Ensuring availability

Keeping the right products in stock to meet customer expectations.

Streamlining operations

Preventing interruptions caused by inventory shortages.

Optimising
costs

Balancing ordering costs with efficient inventory management.

Supporting demand forecasting

Helping businesses predict trends for better planning.

Accounting for inventory

Providing accurate data for inventory valuation and financial reporting.

What is Stock Control and How to Manage Inventory?

Stock control refers to the process of managing stock to ensure availability while minimising waste.

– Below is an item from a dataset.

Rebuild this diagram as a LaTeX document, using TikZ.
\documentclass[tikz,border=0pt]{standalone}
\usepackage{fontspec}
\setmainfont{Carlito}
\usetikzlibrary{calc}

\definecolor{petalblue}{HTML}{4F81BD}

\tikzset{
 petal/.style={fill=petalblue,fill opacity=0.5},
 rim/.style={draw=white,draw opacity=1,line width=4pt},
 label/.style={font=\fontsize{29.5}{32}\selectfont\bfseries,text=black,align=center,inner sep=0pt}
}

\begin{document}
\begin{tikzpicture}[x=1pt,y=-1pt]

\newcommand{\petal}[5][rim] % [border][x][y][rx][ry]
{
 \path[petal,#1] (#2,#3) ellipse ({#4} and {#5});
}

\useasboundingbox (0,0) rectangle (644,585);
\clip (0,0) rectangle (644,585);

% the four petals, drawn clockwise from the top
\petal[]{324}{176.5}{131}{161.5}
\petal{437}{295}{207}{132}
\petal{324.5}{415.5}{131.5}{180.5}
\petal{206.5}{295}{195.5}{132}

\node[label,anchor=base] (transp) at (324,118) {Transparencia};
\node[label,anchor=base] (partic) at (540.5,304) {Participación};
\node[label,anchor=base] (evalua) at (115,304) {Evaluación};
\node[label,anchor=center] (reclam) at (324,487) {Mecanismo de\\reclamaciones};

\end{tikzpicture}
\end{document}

Key approaches to stock management include:

  1. Classifying inventory: Techniques like ABC analysis help prioritise high-value items.
  2. Regular stock takes: Physical inventory audits verify inventory accuracy.
  3. Using technology: Cloud-based inventory management tools offer real-time insights.
  4. Supplier collaboration: Strong supplier relationships ensure timely replenishment.
  5. Warehouse management: Optimises the organisation and movement of stock within storage facilities.

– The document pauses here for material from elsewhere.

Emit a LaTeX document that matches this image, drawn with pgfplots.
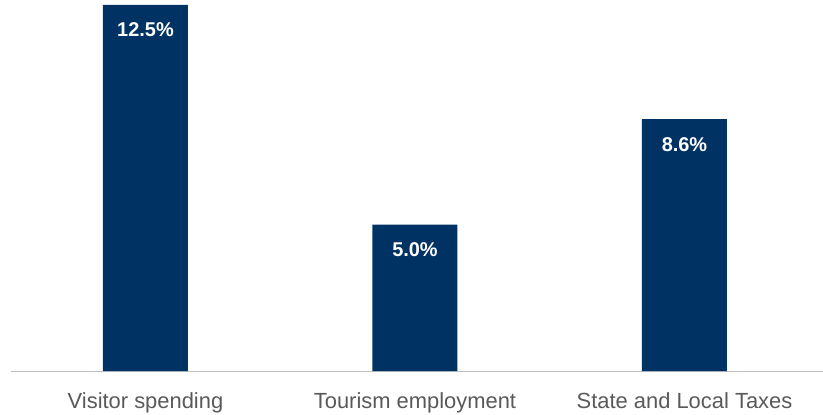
\documentclass[border=0pt]{standalone}
\usepackage{pgfplots}
\pgfplotsset{compat=1.18}
\usepackage{fontspec}
\setmainfont{Liberation Sans}
\definecolor{navy}{RGB}{0,50,100}
\definecolor{lblgray}{RGB}{89,89,89}
\definecolor{axgray}{RGB}{191,191,191}
\begin{document}
\begin{tikzpicture}
\path[use as bounding box] (-10.75bp,-44bp) rectangle (812.25bp,371bp);
\begin{axis}[
  scale only axis,
  width=812.25bp, height=366bp,
  at={(0,0)}, anchor=south west,
  xmin=-0.5, xmax=2.514, ymin=0, ymax=12.5,
  ybar, bar width=85bp,
  axis x line*=bottom,
  hide y axis,
  x axis line style={draw=axgray, line width=0.9bp, -},
  xtick=data,
  xticklabels={Visitor spending, Tourism employment, State and Local Taxes},
  major tick length=0pt,
  xticklabel style={anchor=base, yshift=-37bp, text=lblgray, font=\fontsize{22}{22}\selectfont},
  /pgf/number format/assume math mode=true,
  nodes near coords={\pgfmathprintnumber[fixed,fixed zerofill,precision=1,assume math mode=true]{\pgfplotspointmeta}\%},
  nodes near coords style={anchor=base, yshift=-32bp, text=white, font=\fontsize{20}{20}\selectfont\bfseries},
  clip=false,
]
\addplot[fill=navy, draw=none] coordinates {(0,12.5) (1,5.0) (2,8.6)};
\end{axis}
\end{tikzpicture}
\end{document}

We stock hundreds of products so you can get exactly what you need, when you need it.

What are the Reasons for Holding Stock?

Businesses hold stock for several reasons:

Buffering against uncertainty

Mitigates risks like supply delays or demand spikes.

Supporting promotions

Additional inventory for sales events prevents stockouts.

Avoiding production delays

Keeping raw materials ready for continuous manufacturing.

Meeting customer demand

Ensuring timely delivery of goods.

Economies of scale

Purchasing in bulk reduces per-unit costs.

How Does an Inventory Management System Work?

An inventory management system automates tasks such as tracking stock, reordering, and updating stock data in real time. This management system allows businesses to integrate other tools like warehouse management systems, barcode scanning, and accounting software for seamless operations.

Types of inventory management systems include:

Cloud-based inventory management

Offers flexibility, real-time updates, and scalability.

Spreadsheet-based systems

Suitable for small businesses but prone to errors.

Enterprise resource planning (ERP)

Integrates all aspects of a business, including inventory.

Warehouse management systems (WMS)

Focuses on optimising storage and order fulfilment.

The Role of Stock Management in Packaging Supply

Stock management is critical in the packaging sector, ensuring smooth operations across the supply chain. Maintaining optimal inventory levels reduces delays and keeps costs under control, while tools like inventory tracking enhance visibility for efficient production and delivery.

Conclusion

Effective stock control and inventory management systems are essential for businesses to maintain operational efficiency. By integrating management tools like cloud-based inventory systems or ERPs, companies can reduce holding costs, meet customer demand, and support sustainable growth. Whether you’re managing physical inventory for a warehouse or optimising sales with order management, a well-executed management system enables businesses to stay competitive in today’s fast-paced market.